Despite this textual evidence, Law completely abandoned his brutal war-hero character and opted instead for the classic rom-com Englishman he is known for. No critic commented on this inconsistency. But what is worse, no critic noted how Jessie Buckley remained true to the text: unwilling to kiss her groom-to-be, she delivered her lines with the subtle sense of victimhood the role demands. Appallingly, The Independent didn’t even mention her, The Guardian dismissed her inaccurately as ‘quietly bemused’ and The Telegraph derogatorily called her performance ‘delicious’. Law played a difficult role well, but not perfectly. Jessie Buckley held her own against the superstar, giving a nuanced performance that revealed a complex version of a character that is easily performed as a simply ‘delicious’ girl.
Mojo is just as deserving in its praise. The six men in the cast form a talented ensemble, darting across the stage with a frantic energy that is at odds with the precision with which they delivered lines. But London, while showering Mojo with an extended run and constant press coverage, seems to have ignored the empowering Blurred Lines, which demonstrates eight female actors’ talents in the same mesmerising fashion. For the small price of £12, you can see Blurred Lines at the National Theatre. Inspired by the banal sexism of Robin Thicke’s song, the play tactfully deals with issues surrounding rape and female victimisation in the workplace, proving feminism need not be an f-word. The play’s power lies in its performers though, with each of the eight women performing a multitude of roles that were as moving and as believable as the next.
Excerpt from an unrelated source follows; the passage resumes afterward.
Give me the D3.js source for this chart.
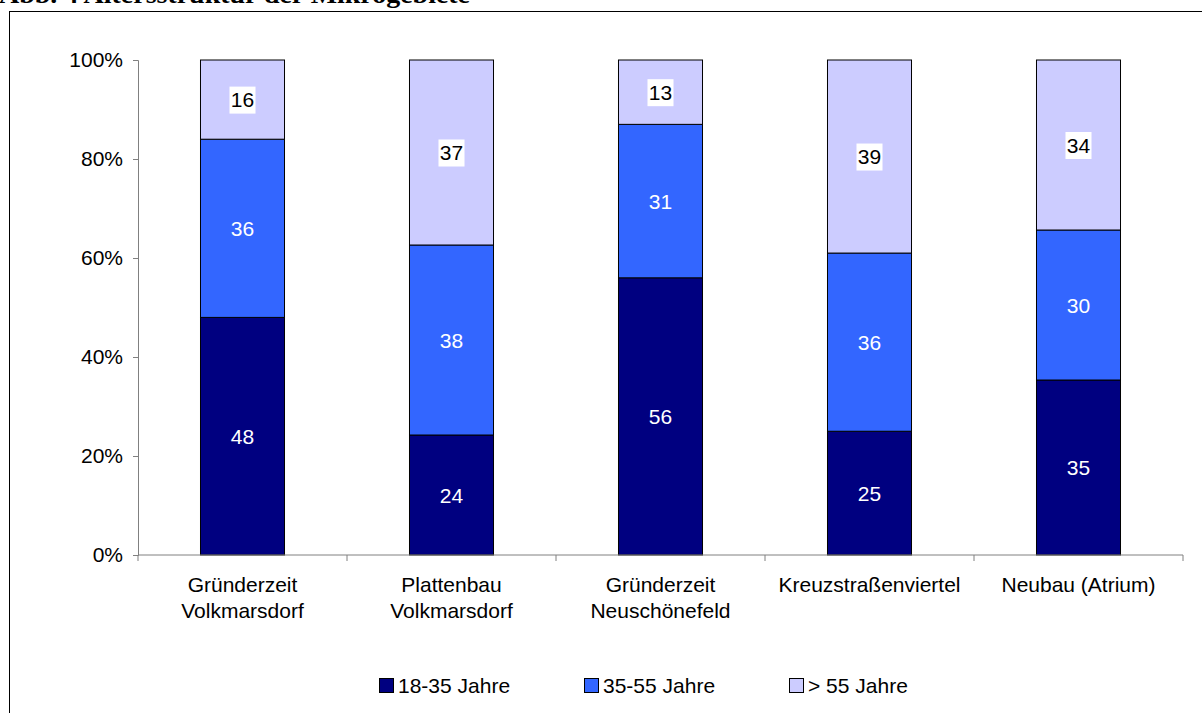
<!DOCTYPE html>
<html>
<head>
<meta charset="utf-8">
<script src="https://cdn.jsdelivr.net/npm/d3@7"></script>
<style>
  html, body { margin: 0; padding: 0; background: #fff; }
  svg { display: block; }
</style>
</head>
<body>
<svg id="chart" width="1202" height="713"></svg>
<script>
const categories = [
  ["Gründerzeit", "Volkmarsdorf"],
  ["Plattenbau", "Volkmarsdorf"],
  ["Gründerzeit", "Neuschönefeld"],
  ["Kreuzstraßenviertel"],
  ["Neubau (Atrium)"]
];
const seriesNames = ["18-35 Jahre", "35-55 Jahre", "> 55 Jahre"];
const jahre18_35 = [48, 24, 56, 25, 35];
const jahre35_55 = [36, 38, 31, 36, 30];
const jahre55plus = [16, 37, 13, 39, 34];
const yTicks = [0, 0.2, 0.4, 0.6, 0.8, 1.0];
const colors = ["#000080", "#3366FF", "#CCCCFF"];
const titleText = "Abb. 4 Altersstruktur der Mikrogebiete";

(function () {
const svg = d3.select("#chart");
const FONT = "'Liberation Sans', Arial, sans-serif";
const FS = 21;

// Title (cut off at top, as in reference)
svg.append("text")
  .attr("x", -1).attr("y", 3)
  .attr("font-family", "'Liberation Serif', 'Times New Roman', serif")
  .attr("font-weight", "bold")
  .attr("font-size", 26)
  .attr("textLength", 471)
  .attr("lengthAdjust", "spacingAndGlyphs")
  .attr("fill", "#000")
  .text(titleText);

// Outer frame
svg.append("rect")
  .attr("x", 9.5).attr("y", 11.5)
  .attr("width", 1210).attr("height", 720)
  .attr("fill", "none").attr("stroke", "#000").attr("stroke-width", 1);

const pLeft = 138, pRight = 1183, pTop = 60, pBottom = 555;
const pad = 0.598;
const x = d3.scaleBand().domain(d3.range(categories.length))
  .range([pLeft, pRight]).paddingInner(pad).paddingOuter(pad / 2);
const y = d3.scaleLinear().domain([0, 1]).range([pBottom, pTop]);

const seriesVals = [jahre18_35, jahre35_55, jahre55plus];
const rows = categories.map((c, i) => {
  const tot = seriesVals.reduce((s, arr) => s + arr[i], 0);
  const r = { i };
  seriesVals.forEach((arr, k) => { r["s" + k] = arr[i] / tot; r["v" + k] = arr[i]; });
  return r;
});
const stacked = d3.stack().keys(["s0", "s1", "s2"])(rows);

// Bars
stacked.forEach((layer, k) => {
  svg.append("g").selectAll("rect").data(layer).join("rect")
    .attr("x", (d, i) => x(i))
    .attr("width", x.bandwidth())
    .attr("y", d => y(d[1]))
    .attr("height", d => y(d[0]) - y(d[1]))
    .attr("fill", colors[k])
    .attr("stroke", "#000")
    .attr("stroke-width", 1);
});

// Axes
const yAxis = d3.axisLeft(y).tickValues(yTicks).tickFormat(d3.format(".0%"))
  .tickSize(5).tickPadding(10);
const gy = svg.append("g").attr("transform", `translate(${pLeft},0)`).call(yAxis);
gy.select(".domain").attr("stroke", "#808080");
gy.selectAll(".tick line").attr("stroke", "#808080");
gy.selectAll(".tick text").attr("font-family", FONT).attr("font-size", FS).attr("fill", "#000");

const gx = svg.append("g");
gx.append("line").attr("x1", pLeft).attr("x2", pRight).attr("y1", pBottom).attr("y2", pBottom)
  .attr("stroke", "#808080");
const step = x.step();
d3.range(categories.length + 1).forEach(j => {
  const xx = pLeft + j * step;
  gx.append("line").attr("x1", xx).attr("x2", xx).attr("y1", pBottom).attr("y2", pBottom + 6)
    .attr("stroke", "#808080");
});

// Category labels
categories.forEach((lines, i) => {
  const cx = x(i) + x.bandwidth() / 2;
  const t = svg.append("text")
    .attr("x", cx).attr("y", 592)
    .attr("text-anchor", "middle")
    .attr("font-family", FONT).attr("font-size", FS).attr("fill", "#000");
  lines.forEach((ln, j) => {
    t.append("tspan").attr("x", cx).attr("dy", j === 0 ? 0 : 26).text(ln);
  });
});

// Value labels
stacked.forEach((layer, k) => {
  layer.forEach((d, i) => {
    const cx = x(i) + x.bandwidth() / 2;
    const cy = (y(d[0]) + y(d[1])) / 2;
    const val = d.data["v" + k];
    const g = svg.append("g");
    if (k === 2) {
      g.append("rect").attr("x", cx - 13).attr("y", cy - 13).attr("width", 26).attr("height", 27)
        .attr("fill", "#fff");
    }
    g.append("text").attr("x", cx).attr("y", cy + 7.5)
      .attr("text-anchor", "middle")
      .attr("font-family", FONT).attr("font-size", FS)
      .attr("fill", k === 2 ? "#000" : "#fff")
      .text(val);
  });
});

// Legend
const legendX = [379, 584, 789];
const legendY = 685.5;
seriesNames.forEach((name, k) => {
  svg.append("rect").attr("x", legendX[k] + 0.5).attr("y", legendY - 7)
    .attr("width", 14).attr("height", 14)
    .attr("fill", colors[k]).attr("stroke", "#000");
  svg.append("text").attr("x", legendX[k] + 19).attr("y", legendY + 7.5)
    .attr("font-family", FONT).attr("font-size", FS).attr("fill", "#000")
    .text(name);
});
})();
</script>
</body>
</html>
When reviewers and the public discuss Mojo, we name Colin Morgan or Ben Wishshaw or Daniel Mays. But the language with which critics discussed Blurred Lines reduces the cast to one female unit. Michael Billington, renowned theatre critic of The Guardian, would rather comment in detail about the male role Marion Bailey plays rather than naming her. There is an absence of language concerning the female actors. Thus the bitter irony is that while critics are praising the play’s progressive themes, they are refusing to acknowledge the feminist ethos themselves. Next to nothing was mentioned of Sinead Matthews’ versatility, or the hallucinatory qualities of Susannah Wises’ voice, or how painfully realistic Claire Skinner’s depiction of a modern mother was. All critics seem to highlight is that fact that it was co-written by a man.
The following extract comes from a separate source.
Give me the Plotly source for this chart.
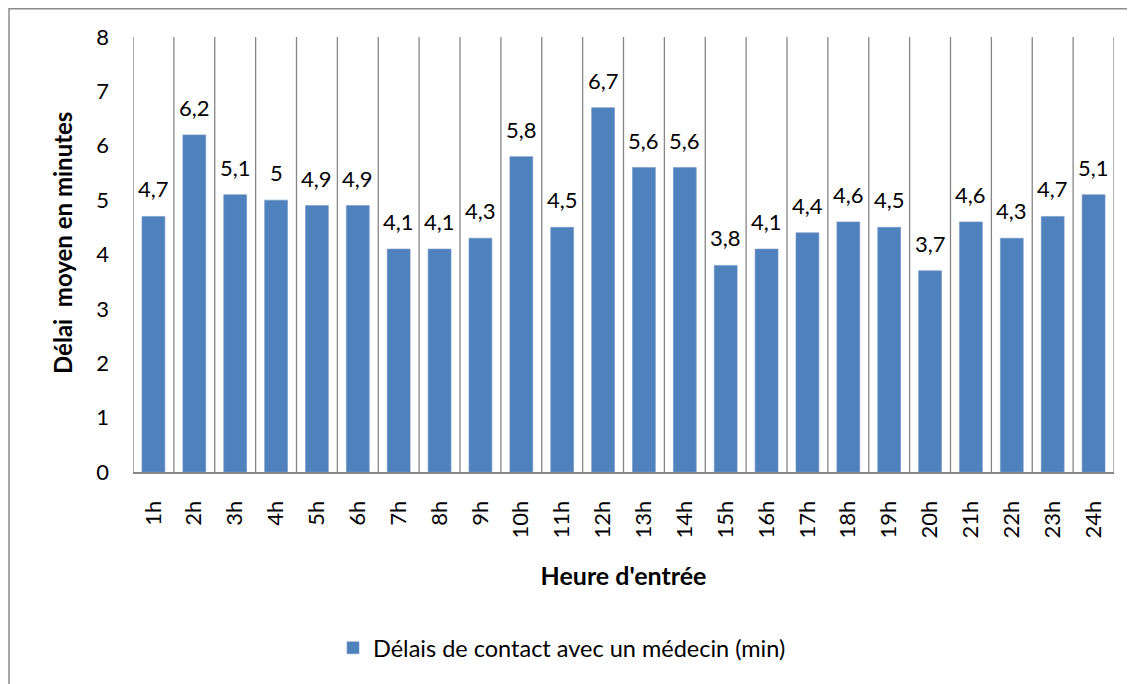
import plotly.graph_objects as go

categories = ["1h", "2h", "3h", "4h", "5h", "6h", "7h", "8h", "9h", "10h", "11h", "12h",
              "13h", "14h", "15h", "16h", "17h", "18h", "19h", "20h", "21h", "22h", "23h", "24h"]
values = [4.7, 6.2, 5.1, 5, 4.9, 4.9, 4.1, 4.1, 4.3, 5.8, 4.5, 6.7,
          5.6, 5.6, 3.8, 4.1, 4.4, 4.6, 4.5, 3.7, 4.6, 4.3, 4.7, 5.1]
y_ticks = [0, 1, 2, 3, 4, 5, 6, 7, 8]
series_name = "Délais de contact avec un médecin (min)"
x_title = "Heure d'entrée"
y_title = "Délai\u00a0 moyen en minutes"

FONT = "Lato, 'Open Sans', sans-serif"
GRID = "#868686"

# page body has an 8px margin, so the figure is sized to the visible area
W, H = 1127, 676
L, R, T, B = 125, 21, 29, 212
pw, ph = W - L - R, H - T - B

fig = go.Figure()
fig.add_trace(go.Bar(
    x=categories, y=values, name=series_name,
    marker=dict(color="#4F81BD", line=dict(color="#7397C8", width=0.6)),
    showlegend=True,
))

# data labels above the bars
annotations = []
for c, v in zip(categories, values):
    annotations.append(dict(
        x=c, y=v, xref="x", yref="y", text=f"{v:g}".replace(".", ","),
        showarrow=False, yanchor="bottom", xanchor="center", yshift=12,
        font=dict(family=FONT, size=22, color="#000000"),
    ))
# y axis title
annotations.append(dict(
    x=(54 - L) / pw, y=(H - B - 235) / ph, xref="paper", yref="paper",
    text="<b>" + y_title + "</b>", textangle=-90, showarrow=False,
    xanchor="center", yanchor="middle",
    font=dict(family=FONT, size=24, color="#000000"),
))

shapes = []
# category separator gridlines
for i in range(len(categories) + 1):
    shapes.append(dict(type="line", xref="x", yref="y", x0=i - 0.5, x1=i - 0.5,
                       y0=0, y1=y_ticks[-1], line=dict(color=GRID, width=1.3), layer="below"))
# chart border
shapes.append(dict(type="rect", xref="paper", yref="paper",
                   x0=(1 - L) / pw, x1=(W + 5 - L) / pw,
                   y0=-(B + 10) / ph, y1=(H - B - 0.8) / ph,
                   line=dict(color="#8c8c8c", width=1.5), fillcolor="rgba(0,0,0,0)"))

fig.update_layout(
    width=W, height=H,
    margin=dict(l=L, r=R, t=T, b=B, autoexpand=False),
    paper_bgcolor="white", plot_bgcolor="white",
    font=dict(family=FONT, size=22, color="#000000"),
    bargap=0.44,
    shapes=shapes,
    annotations=annotations,
    showlegend=True,
    legend=dict(x=(554 - L) / pw, y=(H - B - 640) / ph, xanchor="center", yanchor="middle",
                orientation="h", font=dict(family=FONT, size=23.5), itemwidth=30,
                bgcolor="rgba(0,0,0,0)"),
    xaxis=dict(
        type="category", tickangle=-90, showgrid=False, zeroline=False,
        showline=True, linecolor=GRID, linewidth=2, ticks="", ticklabelstandoff=18,
        tickfont=dict(family=FONT, size=22),
        title=dict(text="<b>" + x_title + "</b>", font=dict(family=FONT, size=25), standoff=30),
        range=[-0.5, len(categories) - 0.5],
    ),
    yaxis=dict(
        range=[0, y_ticks[-1]], tickvals=y_ticks, showgrid=False, zeroline=False,
        showline=False, ticks="", ticklabelstandoff=23,
        tickfont=dict(family=FONT, size=22),
    ),
)

fig.write_html("out.html")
Although the play may be receiving 4 stars, just like Henry V and Mojo, it is not getting the same media exposure. The reviews for Blurred Lines are less than half the length of their male dominated competitors. Despite being a huge fan of Shakespeare myself, I am the first to admit that the issues raised in Blurred Lines are more worthy of discussion by a modern day audience.
It is true that Gemma Arteton’s performance as the title role in The Duchess of Malfi received a large amount of coverage, but her overly sexualised and slightly immature performance, with her tits pushed up to her chin, didn’t merit the same praise as Eileen Atkins, who is performing her one woman show in the same space, the Sam Wannamaker Playhouse. Atkins’ command of the stage coupled with the finesse in which she flits between Shakespearean monologues has resulted in a standing ovation every single night. But I bet few people reading this even knew this was being performed.
I’m not arguing that women are better actors than men. I’m saying that women make up 68% of the average theatre audience and yet only 38% of actors employed during 2011-12 were female. The media and the public, whether female or male, are not giving female actors the credit and attention they deserve on or off stage. So, if you go see Tom Hiddleston in Coriolanus, or Simon Russell Beale in King Lear, make sure you take more than a minute to note how Deborah Findlay’s Volumnia carries the energy of the play and Anna Maxwell Martin’s Regan has won more awards than Beale did when he was her age.